Me: Tries pushing (Super + .)
KDE: instantly pops up an emoji selector 🖥️
Well, I guess I learned something from reading this, so it was somewhat worthwhile.
(Now I wonder which of them introduced that first… I’m betting on KDE.)
Not really, it was actually Apple that introduced an emoji picker in 2013. The Windows one works since 2017 and KDE has it since 2020.
When people comment about having issues with Linux, this is what that should be compared with.
Or not, since linux distros ideally shouldn’t be bound to windows. (but realistically they are)
As a Windows user that was an interesting read. For some reason I thought Windows was catering to Americans whilst Linux was being the international all rounder.
How would an operating system even cater to a country? Is there a distinctly American way to access files
Completely unconcerned that other operating systems might be using the hard drive and just fucks them up without a thought.
Bloat and running fans nonstop. Every other language pack needs to be added post install.
Super Sized.
In system requirements perhaps
I’m not surprised that laptop had issues. It’s purpose built and likely has sub 1% usage across the windows install worldwide.
Not supporting a 3+ year old Intel wifi chipset out of the box is kind of wild though, that’s a super standard part.
Microsoft doesn’t do it the way Linux does it. Linux supports the Chip(set) and as long as different vendors “connect” them the standard way Linux just talks to these components directly in a standardized way. Microsoft wants drivers for that specific board/hardware revision. Even if it’s just a standard chip, every vendor needs to provide a driver.
I replaced an NVMe drive on a Windows 11 machine the other day. Cloned to new disk, booted up. After posting and entering the bootloaders, it said “BOOT DRIVE INACCESSIBLE”. The drive needed a driver to BOOT once Windows took over.
A Western Digital 850x black 2TB. This is not an uncommon drive, but I had to patch in the driver to the disk from a live CD.
I don’t see how people put up with this crap.
I buy a lot of Dell refurb laptops to use in cheap timing setups for rfid chip timing. Recently they had to start selling some without an OS because they literally are stuffing anything they can find into them and Windows refuses to install without drivers.

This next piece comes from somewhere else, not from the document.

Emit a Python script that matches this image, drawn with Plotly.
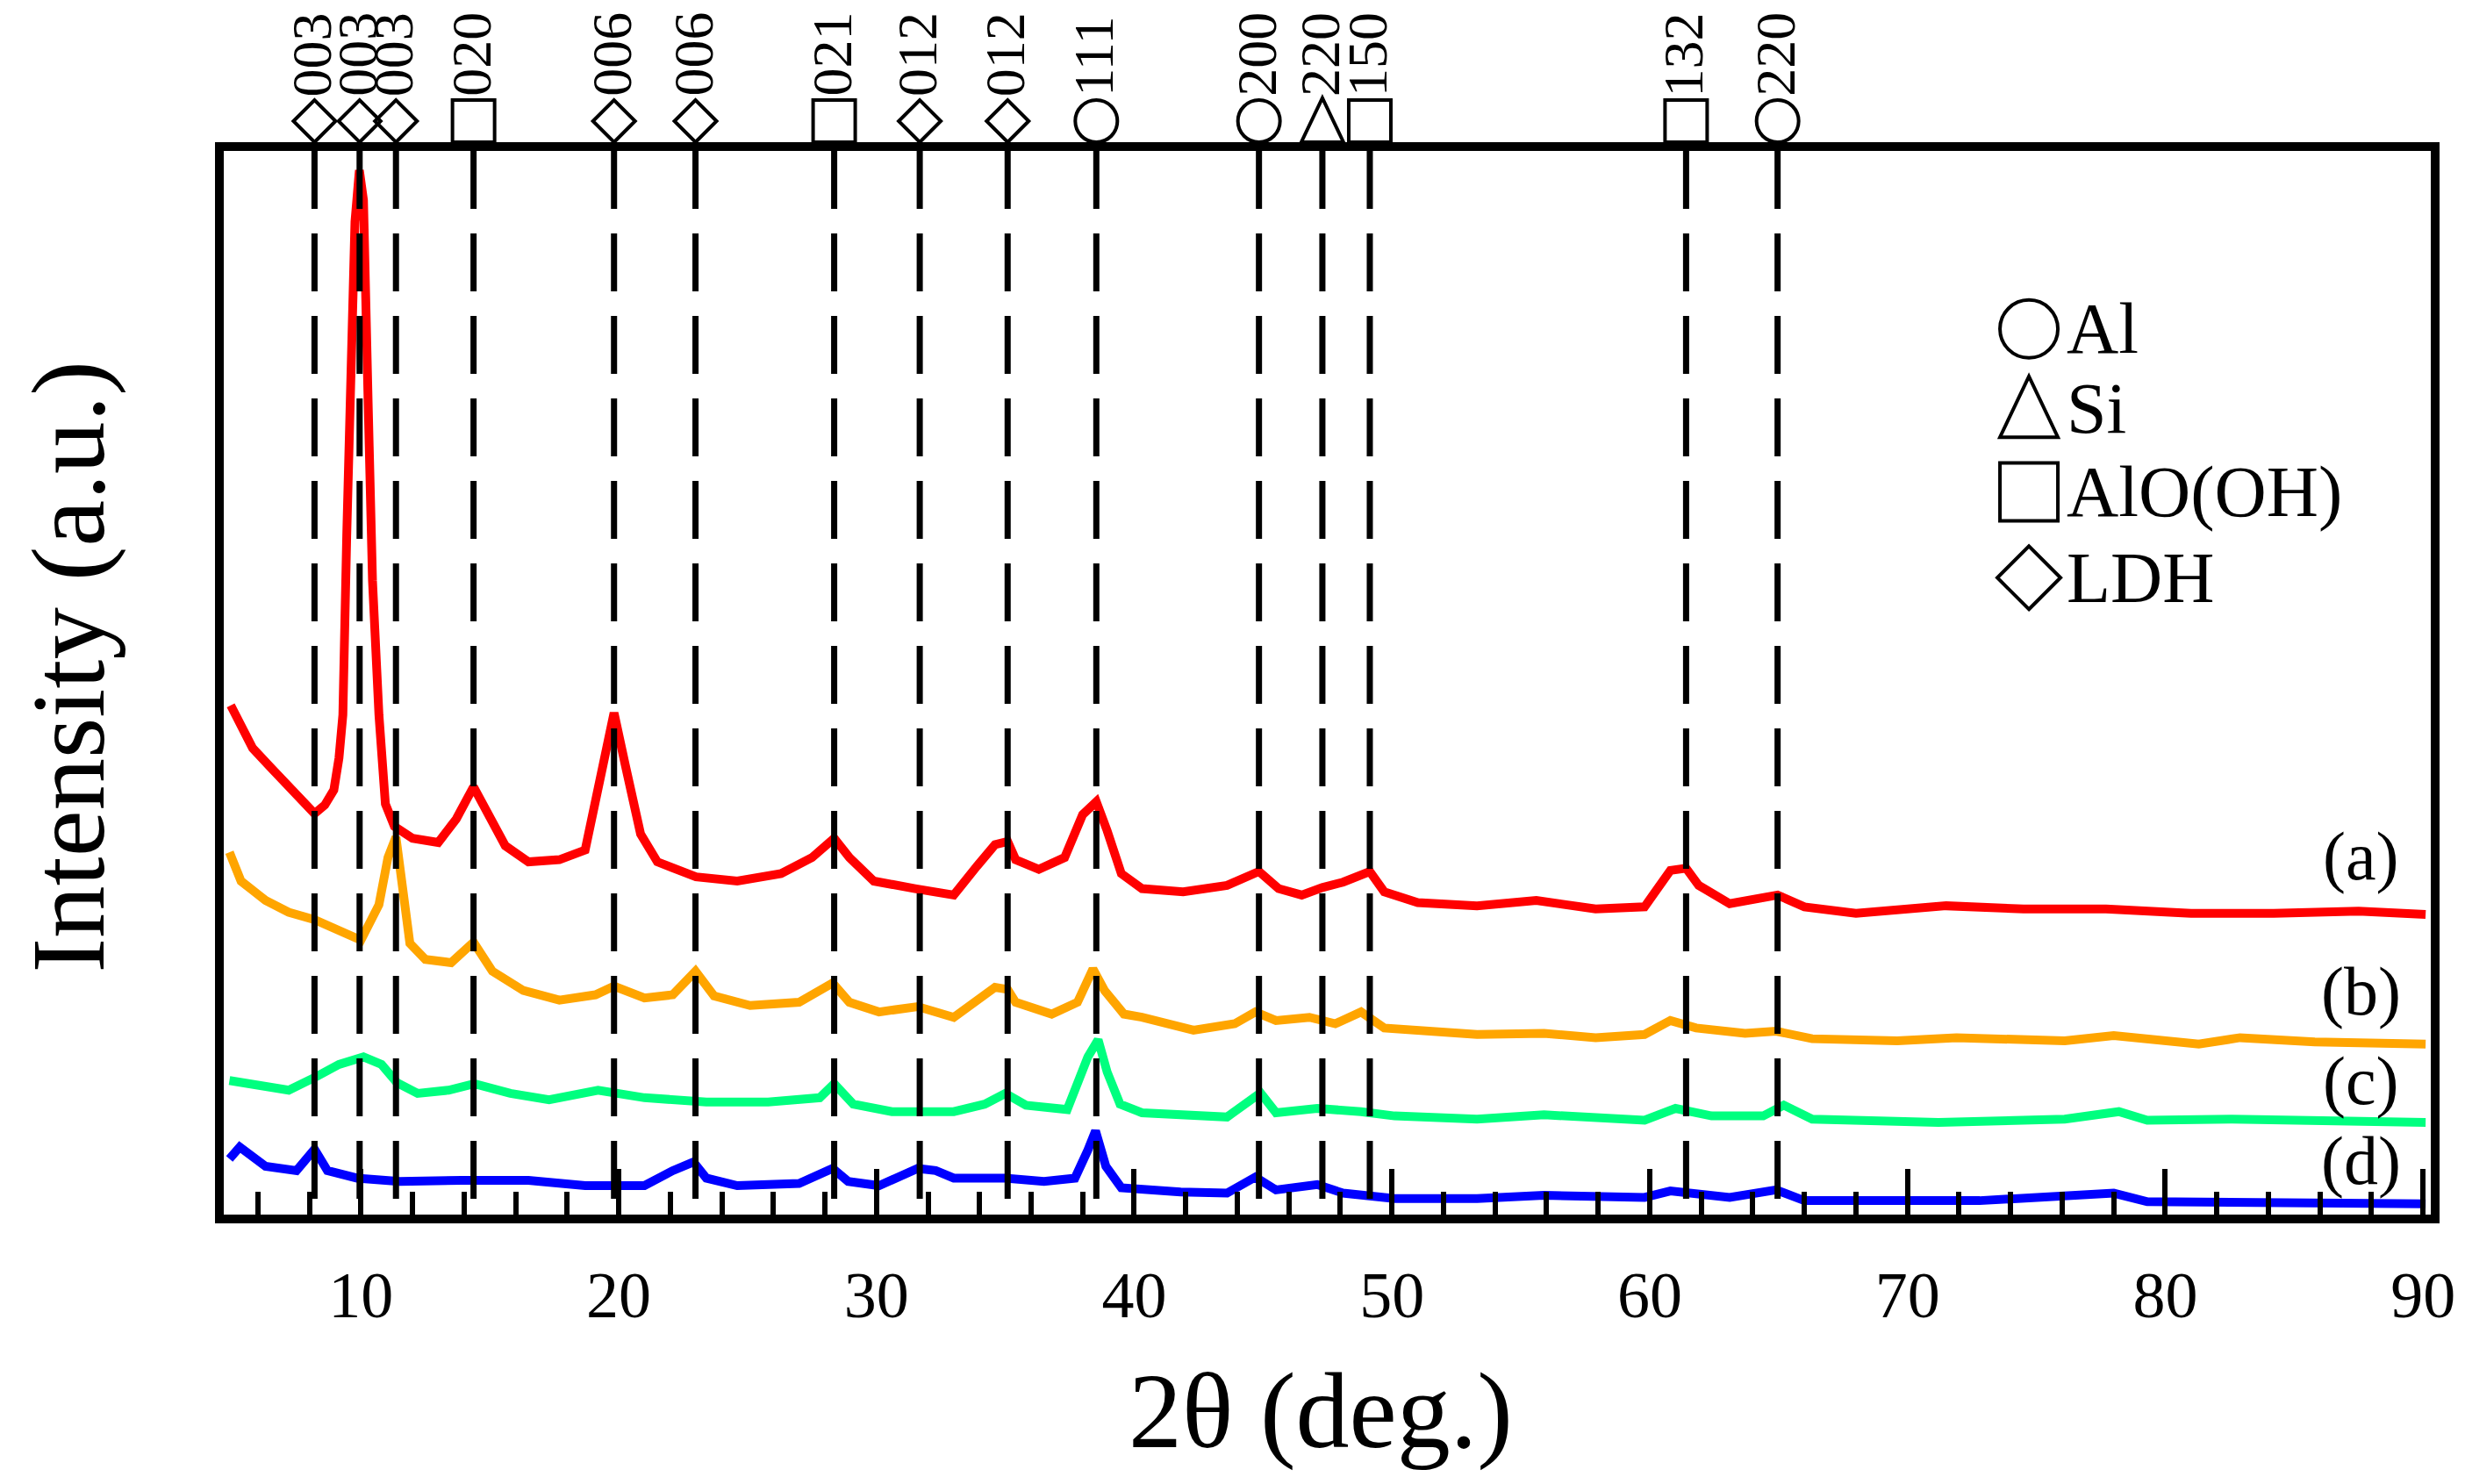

Keep in mind windows users don’t install their os from scratch. The OEM will include those in their deployment.
windows users don’t install their os from scratch
And, at this point, they’re being actively discouraged from doing so.
I wouldn’t be surprised if, in the future, Windows doesn’t even offer an installer of any kind … or at least feature-locks the ability to install it yourself to ‘professional’ editions that cost more.